# SET TASK:
Retype exactly what runs from the first line of the data to the line with "b_yticks = [0, 1, 2, 3, 4]", keeping both of those lines and skipping pictures.

# INFORMATION PROVIDED:
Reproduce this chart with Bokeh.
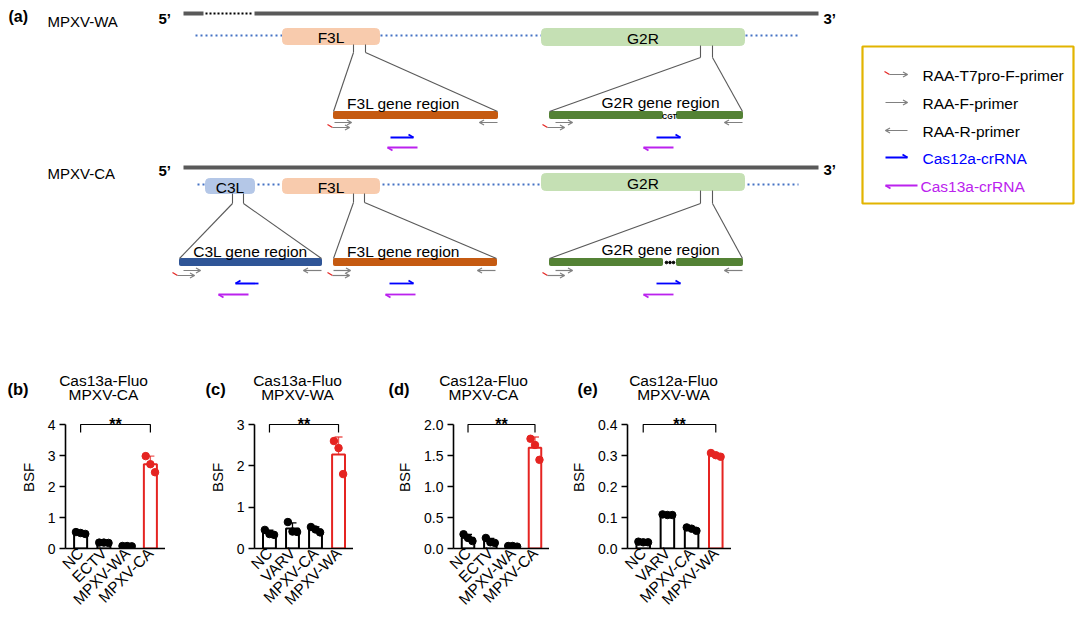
import math
import numpy as np
from bokeh.plotting import figure
from bokeh.models import (Range1d, FixedTicker, PrintfTickFormatter, Whisker,
                          ColumnDataSource, TeeHead)
from bokeh.layouts import column, row
from bokeh.core.properties import value
from bokeh.embed import file_html
from bokeh.resources import INLINE

FONT = "Liberation Sans"

# ---------------- data (bar charts) ----------------
b_categories = ["NC", "ECTV", "MPXV-WA", "MPXV-CA"]
b_points = [[0.53, 0.50, 0.47], [0.19, 0.19, 0.18], [0.08, 0.08, 0.07], [2.98, 2.72, 2.46]]
b_title = ["Cas13a-Fluo", "MPXV-CA"]
b_yticks = [0, 1, 2, 3, 4]

c_categories = ["NC", "VARV", "MPXV-CA", "MPXV-WA"]
c_points = [[0.45, 0.35, 0.33], [0.64, 0.41, 0.40], [0.52, 0.46, 0.39], [2.60, 2.43, 1.80]]
c_title = ["Cas13a-Fluo", "MPXV-WA"]
c_yticks = [0, 1, 2, 3]

d_categories = ["NC", "ECTV", "MPXV-WA", "MPXV-CA"]
d_points = [[0.23, 0.17, 0.12], [0.17, 0.10, 0.09], [0.04, 0.04, 0.03], [1.77, 1.67, 1.43]]
d_title = ["Cas12a-Fluo", "MPXV-CA"]
d_yticks = [0.0, 0.5, 1.0, 1.5, 2.0]

e_categories = ["NC", "VARV", "MPXV-CA", "MPXV-WA"]
e_points = [[0.022, 0.020, 0.020], [0.110, 0.108, 0.108], [0.068, 0.064, 0.057], [0.308, 0.301, 0.296]]
e_title = ["Cas12a-Fluo", "MPXV-WA"]
e_yticks = [0.0, 0.1, 0.2, 0.3, 0.4]

panel_tags = ["(b)", "(c)", "(d)", "(e)"]
legend_labels = ["RAA-T7pro-F-primer", "RAA-F-primer", "RAA-R-primer", "Cas12a-crRNA", "Cas13a-crRNA"]

RED = "#E52421"
BLUE = "#0000FF"
PURPLE = "#BB22EE"
GRAY = "#808080"
DARK = "#595959"

TOP_H = 406          # height of the schematic (and panel titles) area
BAR_H = 210          # height of the bar-chart row
FRAME_BOTTOM = 548   # screen y of the bar charts' zero line
AXIS_TOP = 424       # screen y of the top tick

# ---------------- diagram (a) ----------------
d = figure(width=1080, height=TOP_H, x_range=Range1d(0, 1080), y_range=Range1d(TOP_H, 0),
           x_axis_type=None, y_axis_type=None, output_backend="svg", toolbar_location=None,
           min_border=0, outline_line_color=None)
d.grid.visible = False

def txt(x, y, s, size="15px", color="black", align="left", bold=False, baseline="middle"):
    d.text(x=[x], y=[y], text=[s], text_font=value(FONT), text_font_size=value(size),
           text_color=color, text_align=align, text_baseline=baseline,
           text_font_style="bold" if bold else "normal")

segs = dict(x0=[], y0=[], x1=[], y1=[], c=[], w=[])

def seg(x0, y0, x1, y1, c, w):
    segs["x0"].append(x0); segs["y0"].append(y0)
    segs["x1"].append(x1); segs["y1"].append(y1)
    segs["c"].append(c); segs["w"].append(w)

def arrow(xa, xb, y, c, w=1.2, head="both", hl=4.5, hw=2.6):
    seg(xa, y, xb, y, c, w)
    s = 1 if xb > xa else -1
    if head in ("both", "up"):
        seg(xb, y, xb - s * hl, y - hw, c, w)
    if head in ("both", "down"):
        seg(xb, y, xb - s * hl, y + hw, c, w)

def t7(xa, xb, y):
    seg(xa - 5, y - 3, xa, y, RED, 1.2)
    arrow(xa, xb, y, GRAY)

# genome lines
d.segment(x0=[183, 254, 183], y0=[13, 13, 167], x1=[203, 818, 818], y1=[13, 13, 167],
          line_color=DARK, line_width=4)
d.segment(x0=[205], y0=[13], x1=[252], y1=[13], line_color="black", line_width=2,
          line_dash=value([2, 2]))
# blue dotted backbone
d.segment(x0=[195, 197], y0=[35, 184], x1=[800, 798], y1=[35, 184],
          line_color="#4472C4", line_width=2, line_dash=value([2, 3]))

# gene boxes
boxes = [(282, 379, 28, 44, "#F8CBAD", "F3L"), (541, 744, 28, 45, "#C5E0B4", "G2R"),
         (205, 254, 178, 193, "#B4C7E7", "C3L"), (282, 379, 178, 193, "#F8CBAD", "F3L"),
         (541, 744, 173, 190, "#C5E0B4", "G2R")]
for l, r, t, b, col, name in boxes:
    d.quad(left=[l], right=[r], top=[t], bottom=[b], fill_color=col, line_color=col,
           line_width=1, border_radius=4)
    txt((l + r) / 2, (t + b) / 2 + 1, name, size="15.5px", align="center")

# connectors
conn = [((353, 44), (365, 44), 52, 52, 333, 497, 111),
        ((700, 45), (712, 45), 57, 57, 549, 742, 111),
        ((232, 193), (243, 193), 203, 203, 179, 321, 258),
        ((353, 193), (364, 193), 202, 202, 333, 496, 258),
        ((700, 190), (712, 190), 203, 203, 549, 742, 258)]
for (xl, yt), (xr, _), yl, yr, gl, gr, gy in conn:
    seg(xl, yt, xl, yl, DARK, 1.1)
    seg(xr, yt, xr, yr, DARK, 1.1)
    seg(xl, yl, gl, gy, DARK, 1.1)
    seg(xr, yr, gr, gy, DARK, 1.1)

# gene region bars
bars = [(333, 497, 111, 118, "#C55A11"), (549, 662, 111, 118, "#548235"), (676, 742, 111, 118, "#548235"),
        (179, 321, 258, 265, "#2F5597"), (333, 496, 258, 265, "#C55A11"),
        (549, 662, 258, 265, "#548235"), (676, 742, 258, 265, "#548235")]
for l, r, t, b, col in bars:
    d.quad(left=[l], right=[r], top=[t], bottom=[b], fill_color=col, line_color=col, border_radius=1)
txt(669, 115.5, "CGT", size="7px", align="center", bold=True)
d.scatter(x=[666, 669.5, 673], y=[262, 262, 262], size=2.6, color="black")

txt(403, 103, "F3L gene region", size="15.5px", align="center")
txt(660, 102, "G2R gene region", size="15.5px", align="center")
txt(250, 251, "C3L gene region", size="15.5px", align="center")
txt(403, 251, "F3L gene region", size="15.5px", align="center")
txt(660, 249, "G2R gene region", size="15.5px", align="center")

# primers
for fx, tx, rx, yf in [(334, 332, 497, 122), (555, 547, 742, 122),
                       (183, 177, 321, 270), (333, 332, 495, 270), (555, 547, 742, 270)]:
    arrow(fx, fx + 17, yf, GRAY)
    t7(tx, tx + 17, yf + 5)
    arrow(rx, rx - 18, yf, GRAY)

# crRNAs
arrow(390, 413, 137, BLUE, w=1.8, head="up", hl=5, hw=3)
arrow(417, 387, 147, PURPLE, w=1.8, head="down", hl=5, hw=3)
arrow(656, 680, 137, BLUE, w=1.8, head="up", hl=5, hw=3)
arrow(673, 643, 147, PURPLE, w=1.8, head="down", hl=5, hw=3)
arrow(258, 235, 283, BLUE, w=1.8, head="up", hl=5, hw=3)
arrow(248, 218, 294, PURPLE, w=1.8, head="down", hl=5, hw=3)
arrow(389, 413, 283, BLUE, w=1.8, head="up", hl=5, hw=3)
arrow(415, 385, 294, PURPLE, w=1.8, head="down", hl=5, hw=3)
arrow(656, 680, 283, BLUE, w=1.8, head="up", hl=5, hw=3)
arrow(673, 643, 294, PURPLE, w=1.8, head="down", hl=5, hw=3)

# legend
d.quad(left=[862], right=[1073], top=[46], bottom=[203], fill_color=None,
       line_color="#E2B400", line_width=2.2)
ly = [74, 102, 130, 157, 185]
t7(889, 907, ly[0])
arrow(885, 907, ly[1], GRAY)
arrow(907, 885, ly[2], GRAY)
arrow(885, 907, ly[3], BLUE, w=1.8, head="up", hl=5, hw=3)
arrow(917, 885, ly[4], PURPLE, w=1.8, head="down", hl=5, hw=3)
lcols = ["black", "black", "black", BLUE, PURPLE]
for i, lab in enumerate(legend_labels):
    txt(922 if i < 4 else 920, ly[i] + 1, lab, size="15.5px", color=lcols[i])

d.segment(x0="x0", y0="y0", x1="x1", y1="y1", line_color="c", line_width="w",
          source=ColumnDataSource(segs))

txt(8, 16, "(a)", size="16px", bold=True)
txt(47, 21, "MPXV-WA", size="15px")
txt(47, 173, "MPXV-CA", size="15px")
txt(158, 18, "5\u2019", size="15px", bold=True)
txt(823, 18, "3\u2019", size="15px", bold=True)
txt(158, 170, "5\u2019", size="15px", bold=True)
txt(823, 169, "3\u2019", size="15px", bold=True)

# panel titles of the bar charts (drawn in the top area)
tag_x = [7, 205, 388, 577]
title_cx = [103, 297, 483, 673]
for tag, tx, cx, ttl in zip(panel_tags, tag_x, title_cx, [b_title, c_title, d_title, e_title]):
    txt(tx, 388, tag, size="16.5px", bold=True)
    txt(cx, 380, ttl[0], size="15.5px", align="center")
    txt(cx, 394, ttl[1], size="15.5px", align="center")

# ---------------- bar charts ----------------
FRAME_H = FRAME_BOTTOM - TOP_H
AXIS_PX = FRAME_BOTTOM - AXIS_TOP

def bar_chart(cats, pts, yticks, fmt, border_left, frame_w):
    ymax = yticks[-1]
    n = len(cats)
    idx = list(range(n))
    means = [float(np.mean(v)) for v in pts]
    sds = [float(np.std(v, ddof=1)) for v in pts]
    cols = ["black"] * (n - 1) + [RED]
    p = figure(width=border_left + frame_w, height=BAR_H,
               x_range=Range1d(-0.65, n - 1 + 0.65), y_range=Range1d(0, ymax * FRAME_H / AXIS_PX),
               output_backend="svg", toolbar_location=None,
               min_border_left=border_left, min_border_right=0,
               min_border_top=0, min_border_bottom=BAR_H - FRAME_H, outline_line_color=None)
    p.grid.visible = False
    p.vbar(x=idx, top=means, width=0.56, fill_color="white", line_color=cols, line_width=2)
    for group, col, alpha in [(idx[:-1], "black", 1.0), (idx[-1:], RED, 0.75)]:
        src = ColumnDataSource(dict(x=group, upper=[means[i] + sds[i] for i in group],
                                    lower=[means[i] - sds[i] for i in group]))
        p.add_layout(Whisker(base="x", upper="upper", lower="lower", source=src,
                             line_color=col, line_width=1.3, line_alpha=alpha,
                             upper_head=TeeHead(size=8, line_color=col, line_width=1.3, line_alpha=alpha),
                             lower_head=TeeHead(size=8, line_color=col, line_width=1.3, line_alpha=alpha)))
    offs = [-0.2, 0.0, 0.2]
    px, py, pc = [], [], []
    for i, vals in enumerate(pts):
        for j, v in enumerate(vals):
            px.append(i + offs[j]); py.append(v); pc.append(cols[i])
    p.scatter(x=px, y=py, size=7.5, color=pc)
    # significance bracket
    drop = ymax * 8 / AXIS_PX
    p.line(x=[0, 0, n - 1, n - 1], y=[ymax - drop, ymax, ymax, ymax - drop],
           line_color="black", line_width=1.2)
    p.text(x=[(n - 1) / 2], y=[ymax], text=["**"], text_font=value(FONT), text_font_size=value("16px"),
           text_align="center", text_baseline="middle", text_font_style="bold")
    # axes
    p.yaxis.ticker = FixedTicker(ticks=yticks, minor_ticks=[])
    if fmt:
        p.yaxis.formatter = PrintfTickFormatter(format=fmt)
    p.yaxis.bounds = (0, ymax)
    p.yaxis.axis_label = "BSF"
    p.yaxis.axis_label_text_font = FONT
    p.yaxis.axis_label_text_font_size = "15px"
    p.yaxis.axis_label_text_font_style = "normal"
    p.yaxis.axis_label_text_color = "black"
    p.yaxis.axis_label_standoff = 8
    p.xaxis.ticker = FixedTicker(ticks=idx, minor_ticks=[])
    p.xaxis.major_label_overrides = {i: c for i, c in enumerate(cats)}
    p.xaxis.major_label_orientation = math.pi / 4
    p.xaxis.major_tick_out = 0
    p.xaxis.major_tick_in = 0
    p.xaxis.major_label_standoff = 2
    for ax in (p.xaxis, p.yaxis):
        ax.axis_line_width = 1.6
        ax.axis_line_color = "black"
        ax.major_label_text_font = FONT
        ax.major_label_text_color = "black"
        ax.minor_tick_line_color = None
    p.xaxis.major_label_text_font_size = "15.5px"
    p.yaxis.major_label_text_font_size = "14px"
    p.yaxis.major_tick_out = 6
    p.yaxis.major_tick_in = 0
    p.yaxis.major_tick_line_width = 1.6
    p.yaxis.major_label_standoff = 4
    return p

fb = bar_chart(b_categories, b_points, b_yticks, None, 65, 100)
fc = bar_chart(c_categories, c_points, c_yticks, None, 89, 99)
fd = bar_chart(d_categories, d_points, d_yticks, "%.1f", 100, 96)
fe = bar_chart(e_categories, e_points, e_yticks, "%.1f", 78, 104)

layout = column(d, row(fb, fc, fd, fe, spacing=0), spacing=0)
open("out.html", "w").write(file_html(layout, INLINE))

# RESULT FOR THIS TASK:
Reproduce this chart with Bokeh.
import math
import numpy as np
from bokeh.plotting import figure
from bokeh.models import (Range1d, FixedTicker, PrintfTickFormatter, Whisker,
                          ColumnDataSource, TeeHead)
from bokeh.layouts import column, row
from bokeh.core.properties import value
from bokeh.embed import file_html
from bokeh.resources import INLINE

FONT = "Liberation Sans"

# ---------------- data (bar charts) ----------------
b_categories = ["NC", "ECTV", "MPXV-WA", "MPXV-CA"]
b_points = [[0.53, 0.50, 0.47], [0.19, 0.19, 0.18], [0.08, 0.08, 0.07], [2.98, 2.72, 2.46]]
b_title = ["Cas13a-Fluo", "MPXV-CA"]
b_yticks = [0, 1, 2, 3, 4]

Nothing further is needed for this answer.